Ci sono pochi dubbi sul movente di mafia, non solo per le modalità dell’agguato ma anche per l’identità della vittima, dell’omicidio, avvenuto intorno alle 19 di ieri, del 51enne favarese Carmelo Bellavia, ritenuto uno dei fiancheggiatori dell’ex capo mafia di Porto Empedocle, Gerlandino Messina.
Carmelo Bellavia, padre di Calogero Bellavia, detto “carnazza”, vivandiere del boss Messina nel periodo della sua latitanza nella palazzina di viale Stati Uniti a Favara, è stato ammazzato da un gruppo di fuoco composto da almeno due persone, che sarebbe giunto nel deposito di bibite e derrate alimentari di proprietà della vittima tra le via San
Michele e Fausto Coppi, a bordo di un mezzo, che non è stato ancora ritrovato.
A sparare però sarebbe stato solo uno dei sicari, armato di pistola, che ha esploso almeno sei colpi, colpendo a morte il favarese che è stramazzato a terra in un lago di sangue tra le pedane di acqua e lattine di Coca Cola.
Portata a termine la missione di morte i killer si sono allontanati indisturbati, senza essere visti da qualcuno. Si spera, comunque che un aiuto possa venire dalle immagini delle telecamere istallate all’ingresso del magazzino-deposito.

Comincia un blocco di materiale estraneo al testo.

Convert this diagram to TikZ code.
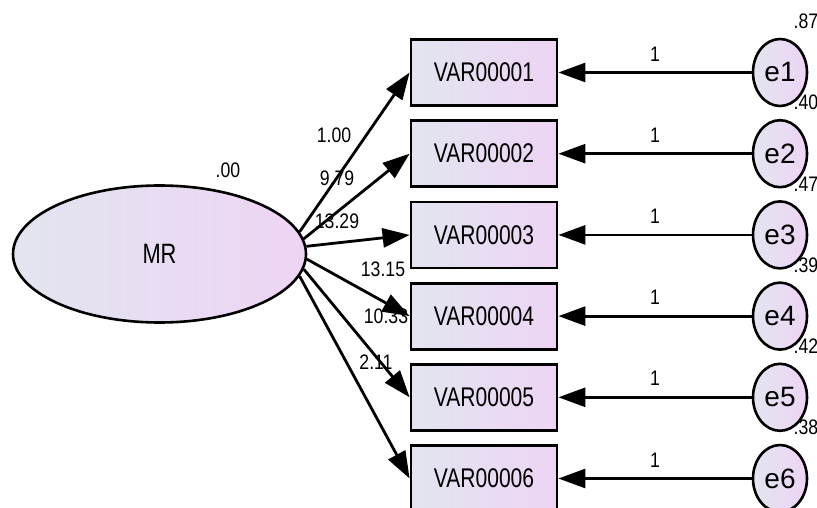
\documentclass[tikz,border=0pt]{standalone}
\usepackage{fontspec}
\setmainfont{Liberation Sans}[FakeStretch=0.84]
\newfontfamily\bigfont{Liberation Sans}[FakeStretch=0.78]
\newfontfamily\errfont{Liberation Sans}
\usepackage{tikz}
\usetikzlibrary{arrows.meta,shapes.geometric,positioning}
\definecolor{amosleft}{RGB}{226,229,240}
\definecolor{amosright}{RGB}{238,212,244}
\tikzset{
	latent/.style={ellipse, draw, line width=2.6pt, left color=amosleft, right color=amosright, inner sep=0pt, font=\bigfont\fontsize{28}{28}\selectfont},
	observed/.style={rectangle, draw, line width=2.8pt, left color=amosleft, right color=amosright, minimum width=146pt, minimum height=66pt, inner sep=0pt, font=\bigfont\fontsize{27}{27}\selectfont},
	errterm/.style={ellipse, draw, line width=2.6pt, left color=amosleft, right color=amosright, minimum width=54pt, minimum height=67pt, inner sep=0pt, font=\errfont\fontsize{28}{28}\selectfont},
	regpath/.style={line width=2.8pt, -{Triangle[length=27pt,width=19pt]}},
	est/.style={font=\fontsize{21}{21}\selectfont, inner sep=0pt}
}
\begin{document}
\begin{tikzpicture}[x=1pt, y=-1pt]
	\useasboundingbox (0,0) rectangle (817,508);
	\clip (0,0) rectangle (817,508);

%latent
	\node[latent, minimum width=293pt, minimum height=137pt] (MR) at (159.5,254) {MR};
	\node[est] (vMR) at (228,170) {.00};

%observed, errors
	\foreach \i/\v in {1/.87, 2/.40, 3/.47, 4/.39, 5/.42, 6/.38}{
		\pgfmathsetmacro\y{72.5+81.2*(\i-1)}
		\node[observed] (V\i) at (484,\y) {VAR0000\i};
		\node[errterm] (e\i) at (780,\y) {e\i};
		\node[est] (ve\i) at (806,\y-51) {\v};
		\draw[regpath] (e\i) -- node[est, above=10pt] (one\i) {1} (V\i);
	}

%loadings
	\foreach \i/\a/\w/\xy in {1/9/1.00/{(334,135)}, 2/6/9.79/{(337,178)}, 3/3/13.29/{(337,221)}, 4/358/13.15/{(383,269)}, 5/354/10.33/{(386,316)}, 6/351/2.11/{(376,362)}}{
		\draw[regpath] (MR.\a) -- (V\i.west);
		\node[est] (w\i) at \xy {\w};
	}
\end{tikzpicture}
\end{document}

Ad indagare sono i carabinieri del Reparto operativo del Comando provinciale di Agrigento agli ordini del colonnello Andrea Azzolini, unitamente agli esperti della sezione Investigazioni Scientifiche dell’Arma, con il coordinamento della Procura della Repubblica di Agrigento. Anche se da qui a poco l’indagine passerà alla Direzione distrettuale antimafia di Palermo. Si indaga sul movente, e la pista mafiosa è la più accreditata.

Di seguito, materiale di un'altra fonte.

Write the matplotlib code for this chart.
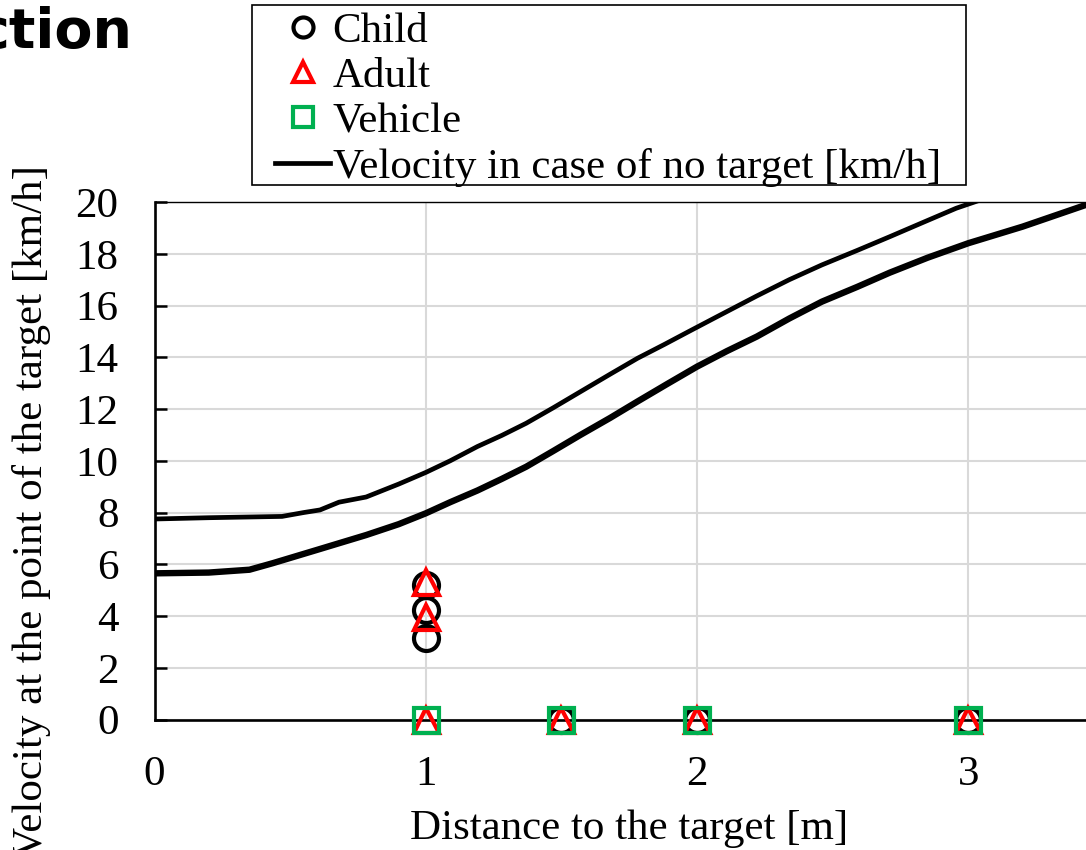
import matplotlib
matplotlib.use("Agg")
import matplotlib.pyplot as plt
from matplotlib.patches import Rectangle

plt.rcParams["font.family"] = ["Liberation Serif", "DejaVu Serif"]

# curve: velocity in case of no target (two runs)
x_upper = [0.0, 0.2, 0.47, 0.55, 0.61, 0.68, 0.78, 0.9, 1.0, 1.09, 1.19, 1.28, 1.37,
           1.47, 1.57, 1.68, 1.78, 1.88, 1.97, 2.07, 2.22, 2.34, 2.46, 2.59, 2.71,
           2.83, 2.955, 3.05]
v_upper = [7.75, 7.8, 7.85, 8.0, 8.1, 8.4, 8.6, 9.1, 9.55, 10.0, 10.55, 10.98, 11.45,
           12.05, 12.67, 13.35, 13.96, 14.5, 15.0, 15.55, 16.37, 17.0, 17.57, 18.13,
           18.66, 19.2, 19.76, 20.1]
x_lower = [0.0, 0.2, 0.35, 0.435, 0.6, 0.78, 0.9, 1.0, 1.09, 1.19, 1.28, 1.37, 1.47,
           1.57, 1.68, 1.78, 1.89, 2.0, 2.11, 2.22, 2.34, 2.46, 2.59, 2.71, 2.85,
           3.0, 3.2, 3.45]
v_lower = [5.65, 5.68, 5.79, 6.04, 6.56, 7.13, 7.55, 7.97, 8.4, 8.85, 9.3, 9.77, 10.38,
           11.0, 11.66, 12.29, 12.97, 13.64, 14.24, 14.8, 15.5, 16.15, 16.72, 17.27,
           17.85, 18.41, 19.05, 19.95]

# targets
child_x = [1.0, 1.0, 1.0, 1.5, 2.0, 3.0]
child_v = [3.15, 4.22, 5.2, 0.0, 0.0, 0.0]
adult_x = [1.0, 1.0, 1.0, 1.5, 2.0, 3.0]
adult_v = [3.95, 5.33, 0.0, 0.0, 0.0, 0.0]
vehicle_x = [1.0, 1.5, 2.0, 3.0]
vehicle_v = [0.0, 0.0, 0.0, 0.0]

xticks = [0, 1, 2, 3]
yticks = list(range(0, 21, 2))

FS = 31
W, H = 1086, 850

fig = plt.figure(figsize=(10.86, 8.5), dpi=100)
ax = fig.add_axes([0.1423, 0.1535, 0.8743, 0.6088])

ax.plot(x_upper, v_upper, color="black", lw=3.4, zorder=3,
        label="Velocity in case of no target [km/h]")
ax.plot(x_lower, v_lower, color="black", lw=4.6, zorder=3)

ms = 18
mew = 3
ax.plot(child_x, child_v, ls="none", marker="o", ms=ms, mfc="none", mec="black",
        mew=mew, zorder=4, label="Child", clip_on=False)
ax.plot(adult_x, adult_v, ls="none", marker="^", ms=ms, mfc="none", mec="#ff0000",
        mew=mew, zorder=5, label="Adult", clip_on=False)
ax.plot(vehicle_x, vehicle_v, ls="none", marker="s", ms=ms, mfc="none", mec="#00b050",
        mew=mew, zorder=6, label="Vehicle", clip_on=False)

ax.set_xlim(0, 3.5)
ax.set_ylim(0, 20)
ax.set_xticks(xticks)
ax.set_yticks(yticks)
ax.grid(True, color="#d9d9d9", lw=1.5, zorder=0)
ax.set_axisbelow(True)

ax.tick_params(axis="y", direction="in", length=8.5, width=1.8, pad=26, labelsize=FS)
ax.tick_params(axis="x", length=0, pad=26, labelsize=FS)

ax.spines["left"].set_linewidth(1.9)
ax.spines["bottom"].set_linewidth(1.9)
ax.spines["top"].set_linewidth(1.0)
ax.spines["right"].set_visible(False)

ax.set_xlabel("Distance to the target [m]", fontsize=FS)
ax.xaxis.set_label_coords(0.5, -0.174)
fig.text(32 / W, 1 - 512 / H, "Velocity at the point of the target [km/h]",
         rotation=90, ha="center", va="center", fontsize=FS)

# cut-off slide title
fig.text(133 / W, 1 - 48 / H, "ction", ha="right", va="baseline",
         fontsize=40, fontweight="bold", family=["DejaVu Sans"])

# legend box
fig.patches.append(Rectangle((252 / W, 1 - 185 / H), 714 / W, 180 / H,
                             transform=fig.transFigure, facecolor="white",
                             edgecolor="black", lw=1.2, zorder=1))

handles, labels = ax.get_legend_handles_labels()
order = [1, 2, 3, 0]
leg = fig.legend([handles[i] for i in order], [labels[i] for i in order],
                 loc="upper left", bbox_to_anchor=(275 / W, 1 - 12 / H),
                 borderaxespad=0, fontsize=FS, frameon=False, borderpad=0,
                 labelspacing=0.14, handlelength=1.28, handletextpad=0.06,
                 markerscale=0.8)
leg.set_zorder(2)

fig.savefig("out.png", dpi=100)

Carmelo Bellavia, aveva evitato il carcere perché il Gip rigettò la richiesta di arresto della Dda, ma non la condanna con l’accusa di avere favorito la latitanza di Gerlandino Messina. La vicenda giudiziaria presto lo avrebbe privato della libertà. Il figlio Calogero, adesso venticinquenne, fu il primo a cadere nella rete degli inquirenti.

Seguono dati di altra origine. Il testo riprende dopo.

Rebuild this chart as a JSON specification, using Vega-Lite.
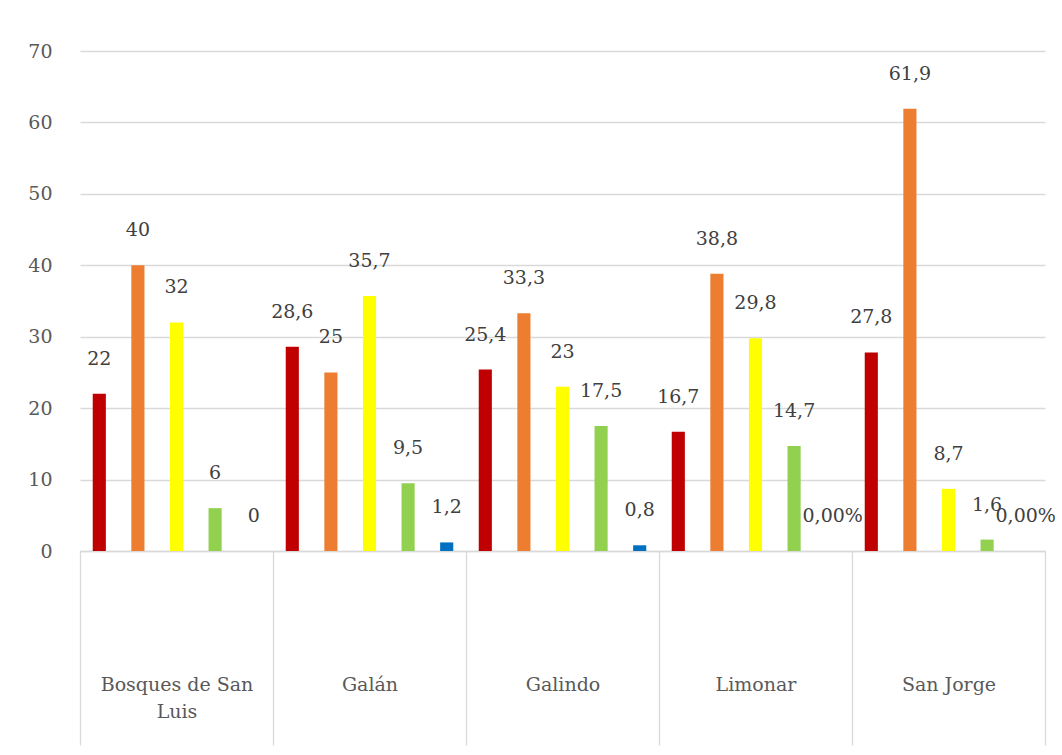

È lui il giovane, pressoché sconosciuto se non per i suoi trascorsi modesti da calciatore subito interrotti per avere sferrato un pugno a un arbitro e rimediato una lunga squalifica, che i servizi segreti avevano individuato come possibile fiancheggiatore del boss di Cosa Nostra.
Seguendo Calogero Bellavia i carabinieri del Reparto operativo, il 23 ottobre del 2010, sono arrivati al latitante, catturato nel corso di un blitz del Gis, le “teste di cuoio” dell’Arma dei carabinieri.
L’irruzione nel covo favarese di via Stati Uniti è scattata dopo un pedinamento a Bellavia che era entrato con una busta con il pranzo ed era uscito a mani vuote. Una scena vista più volte che per gli inquirenti non poteva essere casuale.
Qualche mese dopo sono finiti sotto inchiesta anche i genitori, la fidanzata e il padre della fidanzata del giovane, ai quali veniva contestato di avere sostenuto il boss negli ultimi giorni di latitanza mettendo la casa a disposizione, facendogli la spesa o preparando i pasti. Le due donne coinvolte nella vicenda sono state assolte in primo
grado.
Carmelo Bellavia e la moglie sarebbero stati a “disposizione” di Gerlandino Messina, pesando al ricambio della biancheria, a preparargli il cibo e cercando di assecondare le varie richieste che arrivavano dall’empedoclino.